◆ **TO DO**: Transcribe every line exactly. Leave the pictures behind.

◆ **DATASET SECTION**:

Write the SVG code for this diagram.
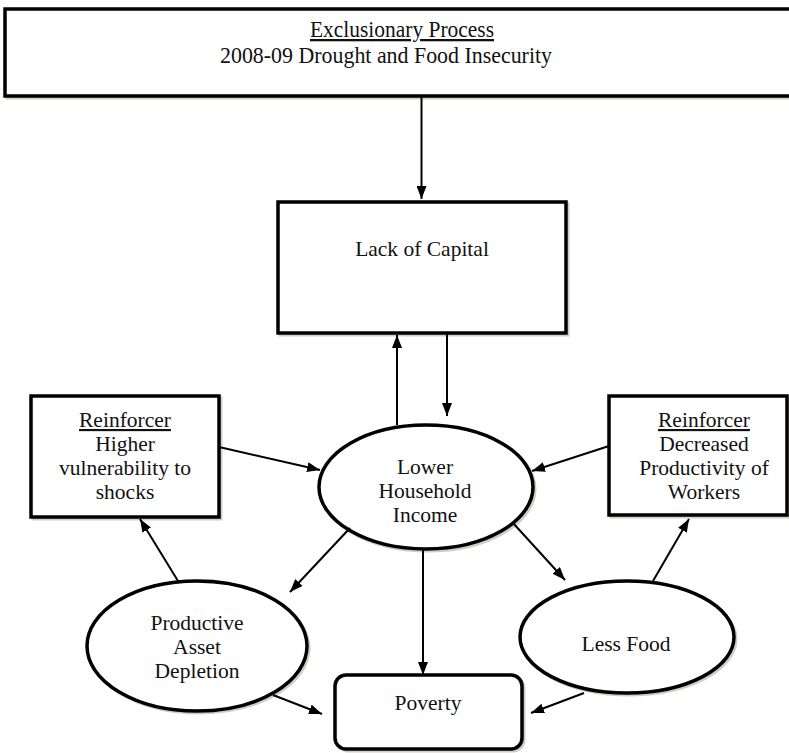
<svg xmlns="http://www.w3.org/2000/svg" width="789" height="753" viewBox="0 0 789 753">
<style>
.box{fill:#fff;stroke:#000;stroke-width:3.5}
.shadow{fill:none;stroke:#bdb8a8;stroke-width:3;opacity:0.7}
.t{font-family:"Liberation Serif","Times New Roman",serif;font-size:21.5px;fill:#111;text-anchor:middle}
.u{text-decoration:underline}
.conn path{fill:none;stroke:#000;stroke-width:2;marker-end:url(#ah)}
</style>
<defs>
<marker id="ah" viewBox="0 0 13 10" refX="13" refY="5" markerWidth="13" markerHeight="10" markerUnits="userSpaceOnUse" orient="auto">
<path d="M0,0 L13,5 L0,10 z" fill="#000"/>
</marker>
</defs>
<rect width="789" height="753" fill="#fff"/>

<g id="exclusionary">
<rect class="shadow" x="7" y="11" width="800" height="87"/>
<rect class="box" x="5" y="9" width="800" height="87"/>
<text class="t u" x="310" y="37" style="text-anchor:start;font-size:23px" textLength="184" lengthAdjust="spacingAndGlyphs">Exclusionary Process</text>
<text class="t" x="220" y="63" style="text-anchor:start;font-size:23px" textLength="332" lengthAdjust="spacingAndGlyphs">2008-09 Drought and Food Insecurity</text>
</g>

<g id="lack-of-capital">
<rect class="shadow" x="280" y="204" width="288" height="131"/>
<rect class="box" x="278" y="202" width="288" height="131"/>
<text class="t" x="422" y="256">Lack of Capital</text>
</g>

<g id="reinforcer-left">
<rect class="shadow" x="33" y="398" width="188" height="121"/>
<rect class="box" x="31" y="396" width="188" height="121"/>
<text class="t u" x="125" y="427">Reinforcer</text>
<text class="t" x="125" y="451">Higher</text>
<text class="t" x="125" y="475">vulnerability to</text>
<text class="t" x="125" y="499">shocks</text>
</g>

<g id="reinforcer-right">
<rect class="shadow" x="611" y="398" width="178" height="119"/>
<rect class="box" x="609" y="396" width="178" height="119"/>
<text class="t u" x="704" y="427">Reinforcer</text>
<text class="t" x="704" y="451">Decreased</text>
<text class="t" x="704" y="475">Productivity of</text>
<text class="t" x="704" y="499">Workers</text>
</g>

<g id="lower-household-income">
<ellipse class="shadow" cx="428" cy="489" rx="107" ry="62"/>
<ellipse class="box" cx="426" cy="487" rx="107" ry="62"/>
<text class="t" x="425" y="474">Lower</text>
<text class="t" x="425" y="498">Household</text>
<text class="t" x="425" y="522">Income</text>
</g>

<g id="productive-asset-depletion">
<ellipse class="shadow" cx="199" cy="648" rx="110" ry="65"/>
<ellipse class="box" cx="197" cy="646" rx="110" ry="65"/>
<text class="t" x="197" y="630">Productive</text>
<text class="t" x="197" y="654">Asset</text>
<text class="t" x="197" y="678">Depletion</text>
</g>

<g id="less-food">
<ellipse class="shadow" cx="629" cy="639" rx="107" ry="56"/>
<ellipse class="box" cx="627" cy="637" rx="107" ry="56"/>
<text class="t" x="626" y="651">Less Food</text>
</g>

<g id="poverty">
<rect class="shadow" x="337" y="677" width="187" height="74" rx="11"/>
<rect class="box" x="335" y="675" width="187" height="74" rx="11"/>
<text class="t" x="428" y="710">Poverty</text>
</g>

<g id="connectors" class="conn">
<path d="M421.5,96 L421.5,199"/>
<path d="M397,425 L397,335"/>
<path d="M447,334 L447,416"/>
<path d="M219,447 L320,470"/>
<path d="M609,446 L532,471"/>
<path d="M350,528 L290,592"/>
<path d="M513,523 L565,580"/>
<path d="M423,549 L423,675"/>
<path d="M178,581 L140,519"/>
<path d="M653,581 L689,519"/>
<path d="M273,695 L322,714"/>
<path d="M584,693 L531,713"/>
</g>
</svg>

◆ **ANSWER TO THIS PROBLEM**:
Write the SVG code for this diagram.
<svg xmlns="http://www.w3.org/2000/svg" width="789" height="753" viewBox="0 0 789 753">
<style>
.box{fill:#fff;stroke:#000;stroke-width:3.5}
.shadow{fill:none;stroke:#bdb8a8;stroke-width:3;opacity:0.7}
.t{font-family:"Liberation Serif","Times New Roman",serif;font-size:21.5px;fill:#111;text-anchor:middle}
.u{text-decoration:underline}
.conn path{fill:none;stroke:#000;stroke-width:2;marker-end:url(#ah)}
</style>
<defs>
<marker id="ah" viewBox="0 0 13 10" refX="13" refY="5" markerWidth="13" markerHeight="10" markerUnits="userSpaceOnUse" orient="auto">
<path d="M0,0 L13,5 L0,10 z" fill="#000"/>
</marker>
</defs>
<rect width="789" height="753" fill="#fff"/>

<g id="exclusionary">
<rect class="shadow" x="7" y="11" width="800" height="87"/>
<rect class="box" x="5" y="9" width="800" height="87"/>
<text class="t u" x="310" y="37" style="text-anchor:start;font-size:23px" textLength="184" lengthAdjust="spacingAndGlyphs">Exclusionary Process</text>
<text class="t" x="220" y="63" style="text-anchor:start;font-size:23px" textLength="332" lengthAdjust="spacingAndGlyphs">2008-09 Drought and Food Insecurity</text>
</g>

<g id="lack-of-capital">
<rect class="shadow" x="280" y="204" width="288" height="131"/>
<rect class="box" x="278" y="202" width="288" height="131"/>
<text class="t" x="422" y="256">Lack of Capital</text>
</g>

<g id="reinforcer-left">
<rect class="shadow" x="33" y="398" width="188" height="121"/>
<rect class="box" x="31" y="396" width="188" height="121"/>
<text class="t u" x="125" y="427">Reinforcer</text>
<text class="t" x="125" y="451">Higher</text>
<text class="t" x="125" y="475">vulnerability to</text>
<text class="t" x="125" y="499">shocks</text>
</g>

<g id="reinforcer-right">
<rect class="shadow" x="611" y="398" width="178" height="119"/>
<rect class="box" x="609" y="396" width="178" height="119"/>
<text class="t u" x="704" y="427">Reinforcer</text>
<text class="t" x="704" y="451">Decreased</text>
<text class="t" x="704" y="475">Productivity of</text>
<text class="t" x="704" y="499">Workers</text>
</g>

<g id="lower-household-income">
<ellipse class="shadow" cx="428" cy="489" rx="107" ry="62"/>
<ellipse class="box" cx="426" cy="487" rx="107" ry="62"/>
<text class="t" x="425" y="474">Lower</text>
<text class="t" x="425" y="498">Household</text>
<text class="t" x="425" y="522">Income</text>
</g>

<g id="productive-asset-depletion">
<ellipse class="shadow" cx="199" cy="648" rx="110" ry="65"/>
<ellipse class="box" cx="197" cy="646" rx="110" ry="65"/>
<text class="t" x="197" y="630">Productive</text>
<text class="t" x="197" y="654">Asset</text>
<text class="t" x="197" y="678">Depletion</text>
</g>

<g id="less-food">
<ellipse class="shadow" cx="629" cy="639" rx="107" ry="56"/>
<ellipse class="box" cx="627" cy="637" rx="107" ry="56"/>
<text class="t" x="626" y="651">Less Food</text>
</g>

<g id="poverty">
<rect class="shadow" x="337" y="677" width="187" height="74" rx="11"/>
<rect class="box" x="335" y="675" width="187" height="74" rx="11"/>
<text class="t" x="428" y="710">Poverty</text>
</g>

<g id="connectors" class="conn">
<path d="M421.5,96 L421.5,199"/>
<path d="M397,425 L397,335"/>
<path d="M447,334 L447,416"/>
<path d="M219,447 L320,470"/>
<path d="M609,446 L532,471"/>
<path d="M350,528 L290,592"/>
<path d="M513,523 L565,580"/>
<path d="M423,549 L423,675"/>
<path d="M178,581 L140,519"/>
<path d="M653,581 L689,519"/>
<path d="M273,695 L322,714"/>
<path d="M584,693 L531,713"/>
</g>
</svg>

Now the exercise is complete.